> **Short exercise**
From the entries below, gather every line containing the string "this".

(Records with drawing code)
--------------------------------

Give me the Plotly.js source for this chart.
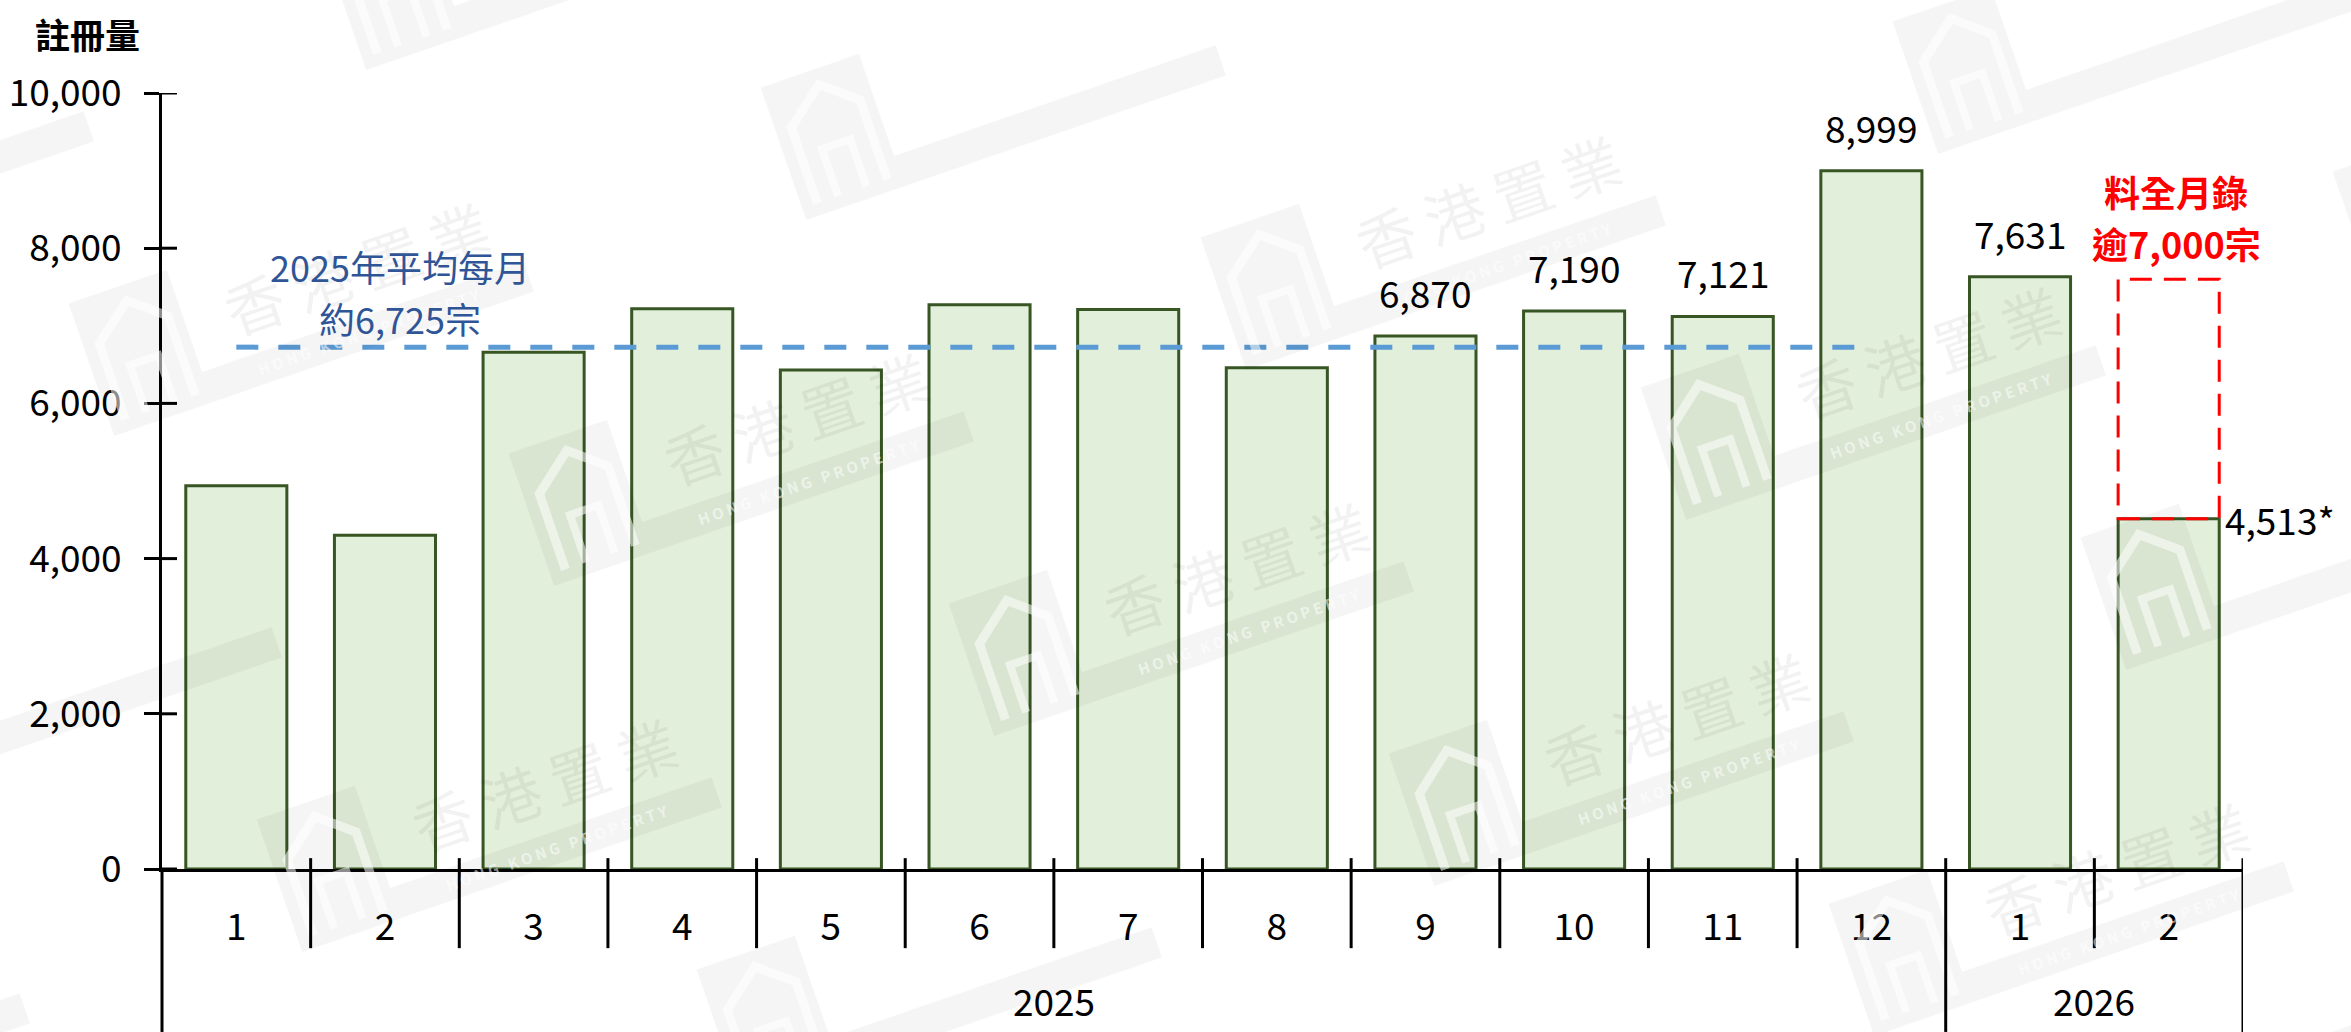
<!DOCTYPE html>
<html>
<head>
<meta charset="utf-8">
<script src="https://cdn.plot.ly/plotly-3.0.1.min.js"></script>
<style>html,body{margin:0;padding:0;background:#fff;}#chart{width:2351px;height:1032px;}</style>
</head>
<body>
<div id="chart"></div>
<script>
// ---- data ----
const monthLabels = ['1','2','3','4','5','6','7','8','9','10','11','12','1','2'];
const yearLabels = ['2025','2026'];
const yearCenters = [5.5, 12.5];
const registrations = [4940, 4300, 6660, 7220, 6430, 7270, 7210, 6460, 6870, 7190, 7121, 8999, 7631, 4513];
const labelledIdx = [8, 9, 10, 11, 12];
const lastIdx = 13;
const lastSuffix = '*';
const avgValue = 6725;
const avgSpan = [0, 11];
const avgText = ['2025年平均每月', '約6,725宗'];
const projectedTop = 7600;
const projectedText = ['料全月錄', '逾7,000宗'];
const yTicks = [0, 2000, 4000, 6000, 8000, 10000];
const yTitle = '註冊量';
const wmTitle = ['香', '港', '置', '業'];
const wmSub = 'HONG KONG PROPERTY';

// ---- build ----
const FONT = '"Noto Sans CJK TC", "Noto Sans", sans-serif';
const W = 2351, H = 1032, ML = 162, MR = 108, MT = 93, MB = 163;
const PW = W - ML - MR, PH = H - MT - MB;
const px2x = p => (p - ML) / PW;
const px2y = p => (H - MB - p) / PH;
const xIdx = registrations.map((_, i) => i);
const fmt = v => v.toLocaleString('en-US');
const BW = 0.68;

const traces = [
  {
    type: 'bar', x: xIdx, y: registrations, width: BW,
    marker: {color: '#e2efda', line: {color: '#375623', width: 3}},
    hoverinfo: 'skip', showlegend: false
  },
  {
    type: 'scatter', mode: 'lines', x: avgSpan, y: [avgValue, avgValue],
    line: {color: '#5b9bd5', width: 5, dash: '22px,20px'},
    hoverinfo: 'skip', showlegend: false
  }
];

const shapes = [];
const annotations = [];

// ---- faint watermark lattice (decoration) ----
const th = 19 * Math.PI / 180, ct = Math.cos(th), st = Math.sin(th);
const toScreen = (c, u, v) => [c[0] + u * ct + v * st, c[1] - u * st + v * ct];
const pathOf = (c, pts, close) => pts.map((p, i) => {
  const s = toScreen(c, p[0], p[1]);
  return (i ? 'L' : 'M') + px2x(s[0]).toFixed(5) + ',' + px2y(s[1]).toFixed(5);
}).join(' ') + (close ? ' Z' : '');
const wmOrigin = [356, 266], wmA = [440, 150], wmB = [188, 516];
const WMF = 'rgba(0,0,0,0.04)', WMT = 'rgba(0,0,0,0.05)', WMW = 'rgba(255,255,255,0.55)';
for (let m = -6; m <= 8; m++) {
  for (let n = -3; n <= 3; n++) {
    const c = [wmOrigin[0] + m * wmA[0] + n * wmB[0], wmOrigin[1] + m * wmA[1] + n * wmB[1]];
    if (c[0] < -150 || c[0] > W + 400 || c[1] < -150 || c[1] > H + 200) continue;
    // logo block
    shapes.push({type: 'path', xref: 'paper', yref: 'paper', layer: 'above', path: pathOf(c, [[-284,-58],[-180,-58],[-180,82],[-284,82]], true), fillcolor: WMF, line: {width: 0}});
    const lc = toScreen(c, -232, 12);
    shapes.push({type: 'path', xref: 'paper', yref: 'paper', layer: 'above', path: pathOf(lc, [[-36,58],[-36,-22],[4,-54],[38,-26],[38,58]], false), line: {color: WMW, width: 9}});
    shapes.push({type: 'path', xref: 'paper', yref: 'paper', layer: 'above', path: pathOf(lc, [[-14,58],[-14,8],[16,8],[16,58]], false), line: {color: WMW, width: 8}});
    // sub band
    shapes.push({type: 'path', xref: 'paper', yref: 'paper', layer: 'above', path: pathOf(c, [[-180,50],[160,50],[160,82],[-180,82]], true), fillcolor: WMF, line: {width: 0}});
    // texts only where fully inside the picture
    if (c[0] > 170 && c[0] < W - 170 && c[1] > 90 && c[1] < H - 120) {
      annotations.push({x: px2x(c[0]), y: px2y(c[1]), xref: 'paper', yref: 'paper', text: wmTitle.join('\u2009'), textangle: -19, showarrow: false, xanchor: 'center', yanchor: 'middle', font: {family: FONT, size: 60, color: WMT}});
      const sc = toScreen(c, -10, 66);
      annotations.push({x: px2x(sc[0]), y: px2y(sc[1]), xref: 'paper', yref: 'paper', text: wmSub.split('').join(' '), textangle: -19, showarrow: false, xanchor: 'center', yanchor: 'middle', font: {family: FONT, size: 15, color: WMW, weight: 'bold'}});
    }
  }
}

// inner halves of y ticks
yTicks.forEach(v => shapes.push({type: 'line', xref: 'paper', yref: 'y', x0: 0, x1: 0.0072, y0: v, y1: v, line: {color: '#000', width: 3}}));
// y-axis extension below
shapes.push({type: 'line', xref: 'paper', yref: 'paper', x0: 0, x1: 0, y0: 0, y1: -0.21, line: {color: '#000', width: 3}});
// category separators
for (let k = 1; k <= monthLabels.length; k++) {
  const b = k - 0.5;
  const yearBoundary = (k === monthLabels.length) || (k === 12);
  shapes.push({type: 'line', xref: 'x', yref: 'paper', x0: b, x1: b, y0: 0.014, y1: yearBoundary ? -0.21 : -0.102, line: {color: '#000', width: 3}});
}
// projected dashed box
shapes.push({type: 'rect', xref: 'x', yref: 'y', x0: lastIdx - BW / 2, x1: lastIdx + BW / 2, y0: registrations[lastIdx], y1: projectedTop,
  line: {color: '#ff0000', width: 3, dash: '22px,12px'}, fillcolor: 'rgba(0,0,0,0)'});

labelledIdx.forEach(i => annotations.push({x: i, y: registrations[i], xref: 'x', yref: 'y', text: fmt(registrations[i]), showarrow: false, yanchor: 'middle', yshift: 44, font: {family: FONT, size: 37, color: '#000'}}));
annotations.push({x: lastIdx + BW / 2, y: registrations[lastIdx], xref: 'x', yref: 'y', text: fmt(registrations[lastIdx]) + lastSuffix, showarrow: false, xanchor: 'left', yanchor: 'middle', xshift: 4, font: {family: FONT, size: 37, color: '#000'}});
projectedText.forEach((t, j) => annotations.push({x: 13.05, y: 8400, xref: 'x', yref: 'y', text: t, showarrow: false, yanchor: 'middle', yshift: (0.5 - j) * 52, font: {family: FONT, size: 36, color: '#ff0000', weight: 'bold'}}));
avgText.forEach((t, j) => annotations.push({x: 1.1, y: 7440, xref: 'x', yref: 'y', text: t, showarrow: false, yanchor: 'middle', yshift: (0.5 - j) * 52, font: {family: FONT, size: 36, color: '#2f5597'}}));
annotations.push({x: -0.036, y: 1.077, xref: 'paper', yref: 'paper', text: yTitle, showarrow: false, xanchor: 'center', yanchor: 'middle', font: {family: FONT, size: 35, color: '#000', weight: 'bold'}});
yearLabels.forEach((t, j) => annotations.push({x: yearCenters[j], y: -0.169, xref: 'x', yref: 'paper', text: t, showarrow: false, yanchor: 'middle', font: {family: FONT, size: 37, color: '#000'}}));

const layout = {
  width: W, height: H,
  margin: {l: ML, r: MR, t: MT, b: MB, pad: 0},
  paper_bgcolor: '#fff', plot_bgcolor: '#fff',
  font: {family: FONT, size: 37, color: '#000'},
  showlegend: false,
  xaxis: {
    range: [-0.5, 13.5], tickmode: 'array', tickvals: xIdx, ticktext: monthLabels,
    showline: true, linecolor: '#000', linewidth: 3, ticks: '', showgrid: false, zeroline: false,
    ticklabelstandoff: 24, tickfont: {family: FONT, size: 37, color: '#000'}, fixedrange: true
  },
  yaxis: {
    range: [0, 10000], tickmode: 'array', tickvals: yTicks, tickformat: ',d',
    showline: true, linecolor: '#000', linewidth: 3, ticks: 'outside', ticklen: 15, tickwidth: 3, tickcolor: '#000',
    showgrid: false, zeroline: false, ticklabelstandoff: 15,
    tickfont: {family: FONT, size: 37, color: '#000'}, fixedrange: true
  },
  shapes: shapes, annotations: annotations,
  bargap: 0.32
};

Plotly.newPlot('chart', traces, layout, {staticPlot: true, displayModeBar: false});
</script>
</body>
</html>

--------------------------------

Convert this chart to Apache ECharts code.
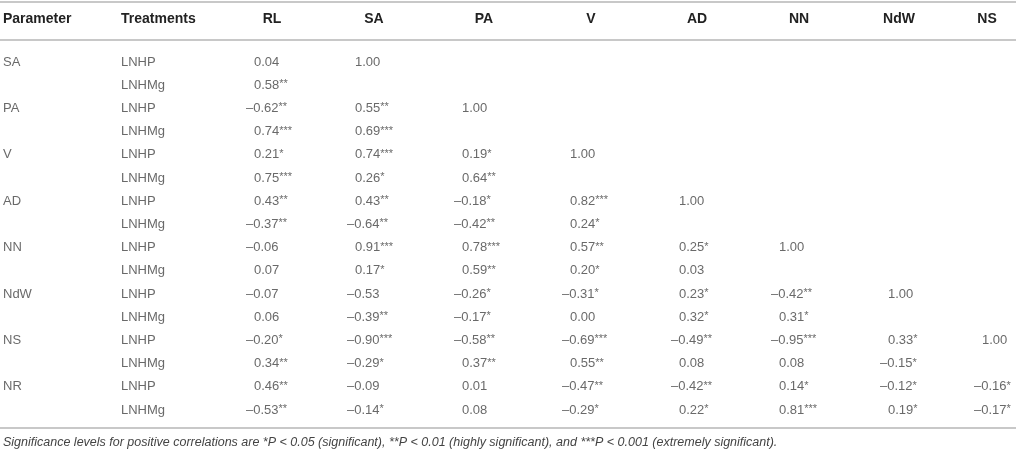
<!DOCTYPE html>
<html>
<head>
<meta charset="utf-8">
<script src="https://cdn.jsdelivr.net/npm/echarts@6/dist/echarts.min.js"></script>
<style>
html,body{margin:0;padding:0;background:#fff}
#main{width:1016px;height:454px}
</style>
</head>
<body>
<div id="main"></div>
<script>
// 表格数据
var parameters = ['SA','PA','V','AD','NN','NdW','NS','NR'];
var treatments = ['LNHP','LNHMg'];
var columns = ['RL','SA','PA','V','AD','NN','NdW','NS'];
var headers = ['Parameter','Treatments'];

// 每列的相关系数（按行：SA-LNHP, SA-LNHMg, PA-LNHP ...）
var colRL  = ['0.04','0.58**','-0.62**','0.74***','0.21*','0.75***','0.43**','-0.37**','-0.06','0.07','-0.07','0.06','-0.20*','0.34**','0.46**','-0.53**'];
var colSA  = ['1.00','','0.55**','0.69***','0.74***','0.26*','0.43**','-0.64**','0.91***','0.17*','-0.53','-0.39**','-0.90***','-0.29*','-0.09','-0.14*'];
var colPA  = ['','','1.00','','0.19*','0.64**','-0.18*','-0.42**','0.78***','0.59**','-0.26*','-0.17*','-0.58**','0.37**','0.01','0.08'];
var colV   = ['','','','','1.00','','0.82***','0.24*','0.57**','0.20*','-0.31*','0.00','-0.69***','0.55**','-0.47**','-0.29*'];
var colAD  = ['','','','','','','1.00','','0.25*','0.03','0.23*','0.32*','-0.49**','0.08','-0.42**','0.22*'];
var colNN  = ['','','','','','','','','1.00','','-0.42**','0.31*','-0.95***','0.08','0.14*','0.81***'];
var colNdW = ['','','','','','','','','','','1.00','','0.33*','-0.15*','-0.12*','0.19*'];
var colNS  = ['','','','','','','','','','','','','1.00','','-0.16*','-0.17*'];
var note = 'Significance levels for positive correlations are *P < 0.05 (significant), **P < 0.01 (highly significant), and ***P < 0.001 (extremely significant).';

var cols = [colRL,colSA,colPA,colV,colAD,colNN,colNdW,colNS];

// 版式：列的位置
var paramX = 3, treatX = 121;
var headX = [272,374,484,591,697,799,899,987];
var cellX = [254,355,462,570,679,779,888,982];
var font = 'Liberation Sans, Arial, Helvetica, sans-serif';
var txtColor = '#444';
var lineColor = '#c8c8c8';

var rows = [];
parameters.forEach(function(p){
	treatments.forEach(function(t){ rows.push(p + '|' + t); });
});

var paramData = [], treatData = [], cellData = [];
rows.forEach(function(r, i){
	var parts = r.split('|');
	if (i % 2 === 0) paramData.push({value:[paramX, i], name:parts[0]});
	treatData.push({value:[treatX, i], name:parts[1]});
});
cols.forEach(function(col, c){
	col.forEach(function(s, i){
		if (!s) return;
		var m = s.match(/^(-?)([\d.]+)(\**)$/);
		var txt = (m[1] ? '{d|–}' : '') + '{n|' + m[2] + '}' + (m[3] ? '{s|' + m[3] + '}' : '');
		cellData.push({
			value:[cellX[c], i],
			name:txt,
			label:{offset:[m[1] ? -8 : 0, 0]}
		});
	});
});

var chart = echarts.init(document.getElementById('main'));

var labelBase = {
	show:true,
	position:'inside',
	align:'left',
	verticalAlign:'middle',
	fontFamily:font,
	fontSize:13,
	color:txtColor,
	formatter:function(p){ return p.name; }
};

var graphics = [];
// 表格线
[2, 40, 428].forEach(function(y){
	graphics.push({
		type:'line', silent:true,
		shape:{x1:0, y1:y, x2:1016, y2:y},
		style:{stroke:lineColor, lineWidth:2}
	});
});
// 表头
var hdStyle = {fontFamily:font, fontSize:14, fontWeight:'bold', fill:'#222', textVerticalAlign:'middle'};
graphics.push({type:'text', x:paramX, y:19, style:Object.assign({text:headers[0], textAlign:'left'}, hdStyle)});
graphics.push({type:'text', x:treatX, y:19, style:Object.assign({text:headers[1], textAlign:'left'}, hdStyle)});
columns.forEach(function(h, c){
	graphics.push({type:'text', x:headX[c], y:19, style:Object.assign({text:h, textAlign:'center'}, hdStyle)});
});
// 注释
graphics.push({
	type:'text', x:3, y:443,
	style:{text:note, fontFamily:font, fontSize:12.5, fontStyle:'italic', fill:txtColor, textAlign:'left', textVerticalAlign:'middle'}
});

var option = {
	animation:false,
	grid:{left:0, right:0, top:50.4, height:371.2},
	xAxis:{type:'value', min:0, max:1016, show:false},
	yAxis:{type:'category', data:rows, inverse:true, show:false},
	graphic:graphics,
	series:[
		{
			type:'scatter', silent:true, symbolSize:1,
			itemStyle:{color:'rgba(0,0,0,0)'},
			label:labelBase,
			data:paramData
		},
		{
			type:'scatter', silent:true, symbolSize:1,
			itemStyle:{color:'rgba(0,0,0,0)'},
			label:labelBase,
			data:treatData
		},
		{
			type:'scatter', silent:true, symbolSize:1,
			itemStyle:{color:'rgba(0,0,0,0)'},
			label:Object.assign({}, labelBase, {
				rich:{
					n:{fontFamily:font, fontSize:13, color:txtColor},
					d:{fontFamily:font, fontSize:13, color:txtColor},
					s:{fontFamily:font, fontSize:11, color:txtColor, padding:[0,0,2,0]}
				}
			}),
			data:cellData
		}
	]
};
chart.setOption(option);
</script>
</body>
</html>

--------------------------------

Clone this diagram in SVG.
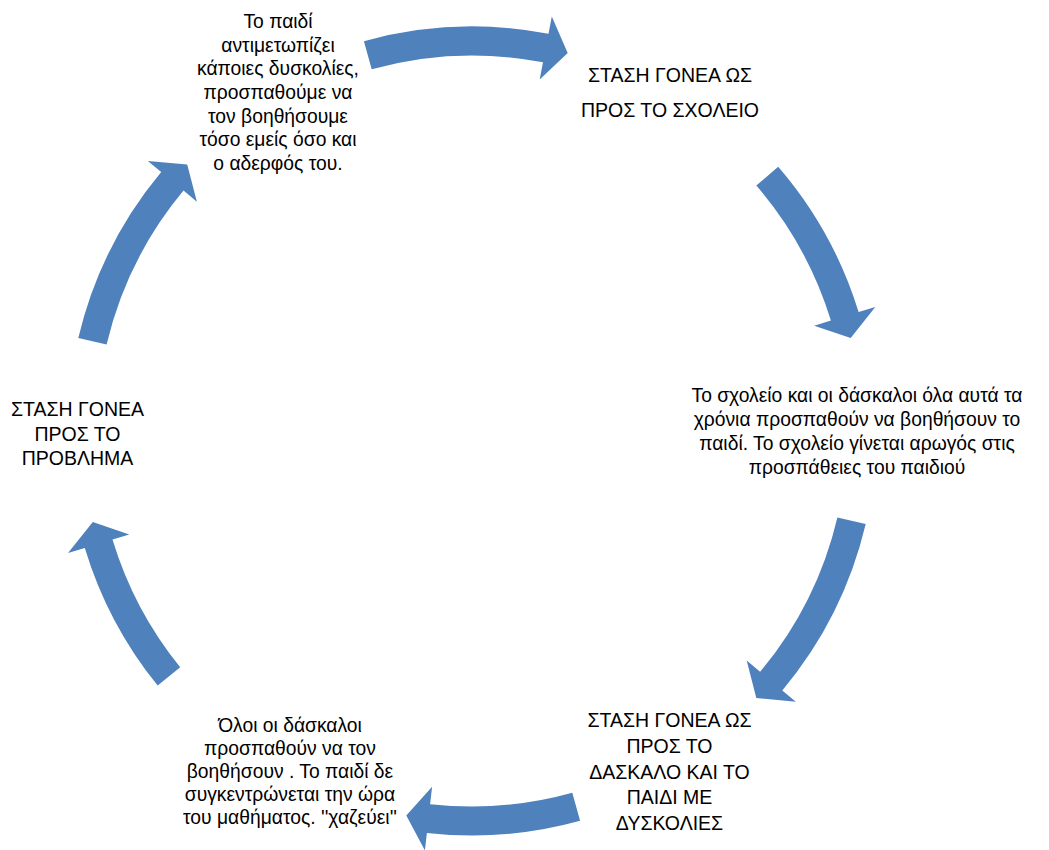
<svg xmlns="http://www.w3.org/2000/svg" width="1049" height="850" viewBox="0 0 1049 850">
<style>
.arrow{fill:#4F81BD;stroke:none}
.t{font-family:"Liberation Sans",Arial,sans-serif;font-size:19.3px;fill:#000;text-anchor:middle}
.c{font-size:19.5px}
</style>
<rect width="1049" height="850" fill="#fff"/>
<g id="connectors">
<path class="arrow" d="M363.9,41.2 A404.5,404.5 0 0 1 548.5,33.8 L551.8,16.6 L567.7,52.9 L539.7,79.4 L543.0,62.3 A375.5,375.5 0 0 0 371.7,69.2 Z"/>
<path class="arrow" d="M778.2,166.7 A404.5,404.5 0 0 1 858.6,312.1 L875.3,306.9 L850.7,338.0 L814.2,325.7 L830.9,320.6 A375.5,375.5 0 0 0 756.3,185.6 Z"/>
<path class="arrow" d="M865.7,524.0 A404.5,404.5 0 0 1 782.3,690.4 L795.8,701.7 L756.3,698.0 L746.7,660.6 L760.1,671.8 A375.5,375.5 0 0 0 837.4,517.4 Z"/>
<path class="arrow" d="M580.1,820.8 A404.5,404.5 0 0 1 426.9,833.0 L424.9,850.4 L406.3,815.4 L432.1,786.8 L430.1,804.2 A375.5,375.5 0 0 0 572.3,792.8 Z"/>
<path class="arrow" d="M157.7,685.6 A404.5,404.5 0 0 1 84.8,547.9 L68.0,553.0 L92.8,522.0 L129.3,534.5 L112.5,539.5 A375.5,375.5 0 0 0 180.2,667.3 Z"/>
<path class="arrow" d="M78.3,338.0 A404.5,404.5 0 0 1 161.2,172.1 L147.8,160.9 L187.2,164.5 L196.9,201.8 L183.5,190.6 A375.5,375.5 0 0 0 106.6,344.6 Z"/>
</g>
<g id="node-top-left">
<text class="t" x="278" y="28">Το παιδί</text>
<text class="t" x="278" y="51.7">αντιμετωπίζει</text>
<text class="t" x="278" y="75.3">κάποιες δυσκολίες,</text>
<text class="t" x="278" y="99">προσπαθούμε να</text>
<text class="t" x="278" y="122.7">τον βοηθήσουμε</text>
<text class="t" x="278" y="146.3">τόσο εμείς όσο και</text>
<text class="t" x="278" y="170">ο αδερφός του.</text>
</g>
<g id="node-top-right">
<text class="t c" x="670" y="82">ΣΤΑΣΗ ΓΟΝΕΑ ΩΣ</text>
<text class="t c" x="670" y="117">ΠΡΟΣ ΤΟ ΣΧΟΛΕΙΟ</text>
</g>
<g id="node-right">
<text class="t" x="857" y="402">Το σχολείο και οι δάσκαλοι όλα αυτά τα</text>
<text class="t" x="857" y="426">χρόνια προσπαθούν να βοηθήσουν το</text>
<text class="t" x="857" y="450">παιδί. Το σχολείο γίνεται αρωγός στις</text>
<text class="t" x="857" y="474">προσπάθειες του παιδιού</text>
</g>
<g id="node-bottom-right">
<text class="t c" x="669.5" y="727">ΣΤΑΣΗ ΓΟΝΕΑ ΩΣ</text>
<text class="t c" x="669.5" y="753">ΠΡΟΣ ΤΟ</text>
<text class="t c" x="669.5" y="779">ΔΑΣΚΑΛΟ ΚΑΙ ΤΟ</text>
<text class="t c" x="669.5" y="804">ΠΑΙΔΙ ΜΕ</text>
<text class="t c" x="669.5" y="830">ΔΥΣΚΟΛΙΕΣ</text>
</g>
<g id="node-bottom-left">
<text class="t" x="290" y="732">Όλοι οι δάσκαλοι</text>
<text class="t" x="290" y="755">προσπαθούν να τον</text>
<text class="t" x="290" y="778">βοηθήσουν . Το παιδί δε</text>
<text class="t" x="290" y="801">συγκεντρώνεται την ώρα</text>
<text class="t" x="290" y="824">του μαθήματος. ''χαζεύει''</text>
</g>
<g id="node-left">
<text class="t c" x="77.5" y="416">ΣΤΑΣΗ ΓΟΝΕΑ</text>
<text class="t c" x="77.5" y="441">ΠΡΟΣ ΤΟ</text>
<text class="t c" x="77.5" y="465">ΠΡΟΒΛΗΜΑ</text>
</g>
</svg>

--------------------------------

> **Written response**
Give me the Plotly.js source for this chart.
Convert this chart to Apache ECharts code.
Clone this diagram in SVG.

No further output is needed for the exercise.